Por décadas no he oído de él. Ni en nuestras multitudinarias fiestas de Denver,
regadas del más puro y aromático ron de los caribes, con olores de horno que
cubrían cien metros hasta la esquina y música fuerte, romántica, épica y
bailable, de acuerdo al momento. Con lluvia o sol, con nieve cayendo en el
tejado pizarra de la mansión Cass. De laika y rembetika al sensual vallenato, alternancia
en la pena de la vidala y el salto al feroz son jarocho. Leonard Cohen estaba cómodo,
bebía su cubalibre entre Mina y Raimon. Las jóvenes amigas de mis hijas gozaban
del vodka de Finlandia. Denver no era Murmansk. Me frotaba la testa con tal
agüita ardiente y ejercía el peine para dejar tiesos los cabellos. Cocinar y
bailar sin que se mueva un pelo, prácticas aprendidas y ejecutadas.
Ahora,
pronto, retorno a Denver, a treinta años de conducir por sus rincones. Vuelvo
sin casa; por supuesto están las de mis hijas, pero mía no. Caminaré alrededor
de mi terraza y quizá me contemple allí sentado, con trago en mano y un libro.
Me pregunto si él, yo, me reconocerá. Preguntaremos qué hemos hecho desde
entonces. El viejo Bill seguirá leyendo a Borges en su ordenador y llorará cada
vez que lo hace. No creo que me acerque a saludarlo. Ni a nadie otro. Que la
hojarasca se asiente y se haga polvo, que los bichos engullan a los
conquistadores.
Solo espero
que no murieras en el último ataque, mi Irina, me dará tanta tristeza, tendré
que arrastrarla igual a cadenas forzadas. Iré, de todos modos, cuando esto
acabe, a las orillas del Vorskla, a arrojar contigo o sin ti frescas margaritas
amarillas sobre las aguas. Si sigues viva iremos por café con chocolates de
Lviv.

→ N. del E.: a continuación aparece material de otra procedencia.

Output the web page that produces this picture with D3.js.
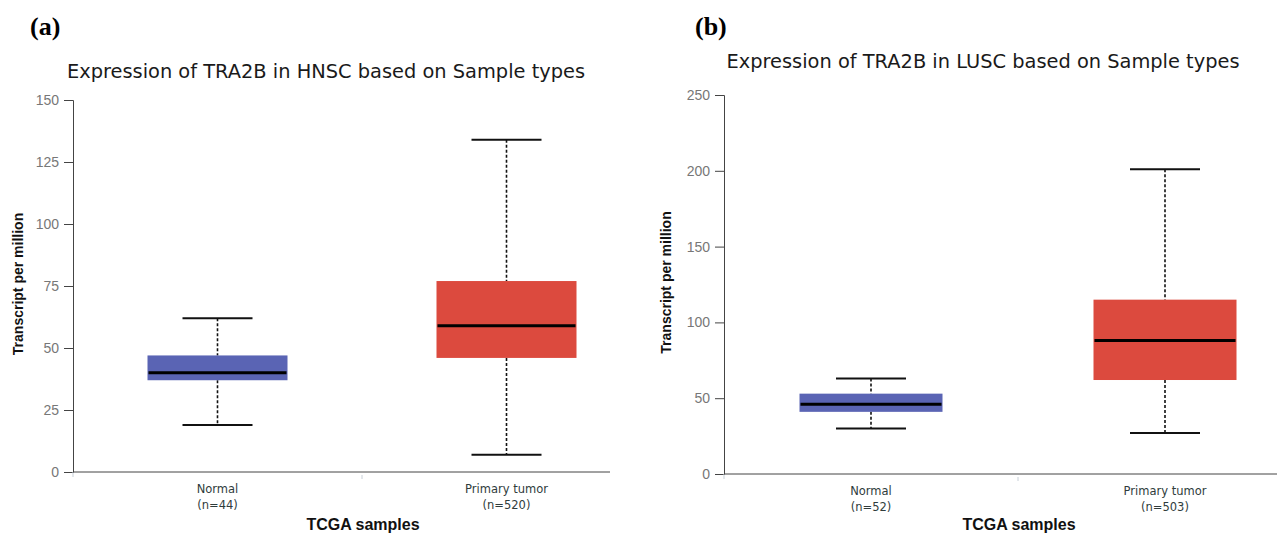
<!DOCTYPE html>
<html>
<head>
<meta charset="utf-8">
<script src="https://cdn.jsdelivr.net/npm/d3@7"></script>
<style>
  body { margin: 0; background: #fff; }
  svg { display: block; }
</style>
</head>
<body>
<div id="chart"></div>
<script>
const width = 1277;
const height = 540;

// values
const categories = ["Normal", "Primary tumor"];
const hnscCounts = [44, 520];
const luscCounts = [52, 503];
// [lower whisker, Q1, median, Q3, upper whisker]
const hnscNormal = [19, 37, 40, 47, 62];
const hnscTumor = [7, 46, 59, 77, 134];
const luscNormal = [30, 41, 46, 53, 63];
const luscTumor = [27, 62, 88, 115, 201];
const hnscTicks = [0, 25, 50, 75, 100, 125, 150];
const luscTicks = [0, 50, 100, 150, 200, 250];
const boxColors = ["#5a64b4", "#dc4a3e"];

const svg = d3.select("#chart").append("svg")
  .attr("width", width)
  .attr("height", height);

function drawPanel(opts) {
  const g = svg.append("g");

  const y = d3.scaleLinear()
    .domain([0, d3.max(opts.ticks)])
    .range([opts.bottom, opts.top]);

  const x = d3.scalePoint()
    .domain(categories)
    .range([opts.left, opts.right])
    .padding(0.5);

  // panel letter
  g.append("text")
    .attr("x", opts.letterX)
    .attr("y", 35)
    .style("font", "bold 26px 'Liberation Serif', serif")
    .text(opts.letter);

  g.append("text")
    .attr("x", opts.titleX)
    .attr("y", opts.titleY)
    .attr("text-anchor", "middle")
    .style("font", "19.4px 'DejaVu Sans', sans-serif")
    .style("fill", "#1a1a1a")
    .text(opts.title);

  // y axis
  const yAxis = g.append("g")
    .attr("transform", `translate(${opts.left},0)`)
    .call(d3.axisLeft(y).tickValues(opts.ticks).tickSize(9).tickPadding(5));
  yAxis.select(".domain").attr("stroke", "#444");
  yAxis.selectAll(".tick line").attr("stroke", "#444");
  yAxis.selectAll(".tick text")
    .style("font", "14px 'Liberation Sans', Arial, sans-serif")
    .attr("fill", "#777");

  g.append("line")
    .attr("x1", opts.left).attr("x2", opts.left)
    .attr("y1", opts.bottom).attr("y2", opts.bottom + 5)
    .attr("stroke", "#c8d0d8");

  g.append("text")
    .attr("transform", `translate(${opts.yLabelX},${(opts.top + opts.bottom) / 2 - 2}) rotate(-90)`)
    .attr("text-anchor", "middle")
    .style("font", "bold 14px 'Liberation Sans', Arial, sans-serif")
    .style("fill", "#111")
    .text("Transcript per million");

  // x axis line
  g.append("line")
    .attr("x1", opts.left).attr("x2", opts.axisEnd)
    .attr("y1", opts.bottom).attr("y2", opts.bottom)
    .attr("stroke", "#444");

  g.append("line")
    .attr("x1", (opts.left + opts.right) / 2).attr("x2", (opts.left + opts.right) / 2)
    .attr("y1", opts.bottom + 3).attr("y2", opts.bottom + 7)
    .attr("stroke", "#c8d0d8");

  const boxes = g.selectAll("g.box")
    .data(opts.stats.map((s, i) => ({ cat: categories[i], s, n: opts.counts[i], color: boxColors[i] })))
    .join("g")
    .attr("class", "box")
    .attr("transform", d => `translate(${x(d.cat)},0)`);

  boxes.append("line")
    .attr("y1", d => y(d.s[4])).attr("y2", d => y(d.s[3]))
    .attr("stroke", "#111").attr("stroke-width", 1.6)
    .attr("stroke-dasharray", "3,2");

  boxes.append("line")
    .attr("y1", d => y(d.s[1])).attr("y2", d => y(d.s[0]))
    .attr("stroke", "#111").attr("stroke-width", 1.6)
    .attr("stroke-dasharray", "3,2");

  boxes.selectAll("line.cap")
    .data(d => [d.s[0], d.s[4]])
    .join("line")
    .attr("class", "cap")
    .attr("x1", -opts.capW / 2).attr("x2", opts.capW / 2)
    .attr("y1", v => y(v)).attr("y2", v => y(v))
    .attr("stroke", "#111").attr("stroke-width", 2);

  boxes.append("rect")
    .attr("x", -opts.boxW / 2)
    .attr("width", opts.boxW)
    .attr("y", d => y(d.s[3]))
    .attr("height", d => y(d.s[1]) - y(d.s[3]))
    .attr("fill", d => d.color);

  boxes.append("line")
    .attr("x1", -opts.boxW / 2 + 1).attr("x2", opts.boxW / 2 - 1)
    .attr("y1", d => y(d.s[2])).attr("y2", d => y(d.s[2]))
    .attr("stroke", "#000").attr("stroke-width", 3);

  const labels = boxes.append("text")
    .attr("text-anchor", "middle")
    .style("font", "11.5px 'DejaVu Sans', sans-serif")
    .style("fill", "#2f3c3c");
  labels.append("tspan")
    .attr("x", 0).attr("y", opts.bottom + 21)
    .text(d => d.cat);
  labels.append("tspan")
    .attr("x", 0).attr("y", opts.bottom + 37)
    .text(d => `(n=${d.n})`);

  g.append("text")
    .attr("x", (opts.left + opts.right) / 2 + 1)
    .attr("y", 530)
    .attr("text-anchor", "middle")
    .style("font", "bold 16px 'Liberation Sans', Arial, sans-serif")
    .style("fill", "#111")
    .text("TCGA samples");
}

drawPanel({
  letter: "(a)", letterX: 30,
  title: "Expression of TRA2B in HNSC based on Sample types", titleX: 326, titleY: 78,
  left: 73, right: 651, axisEnd: 610, top: 100, bottom: 472,
  ticks: hnscTicks, stats: [hnscNormal, hnscTumor], counts: hnscCounts,
  boxW: 140, capW: 70, yLabelX: 23
});

drawPanel({
  letter: "(b)", letterX: 695,
  title: "Expression of TRA2B in LUSC based on Sample types", titleX: 983, titleY: 68,
  left: 724, right: 1312, axisEnd: 1277, top: 95, bottom: 474,
  ticks: luscTicks, stats: [luscNormal, luscTumor], counts: luscCounts,
  boxW: 143, capW: 70, yLabelX: 671
});
</script>
</body>
</html>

Si tu casa está vacía, el televisor apagado, sabré que el zar ha tenido
su pequeña victoria, ha matado una hermosa mujer. Dice Esenin: “Con qué nitidez
recuerdo entonces/La laguna cubierta de hierba y la voz ronca del aliso/Y que
en algún lugar viven mi padre y mi madre”. Ahí está la eternidad.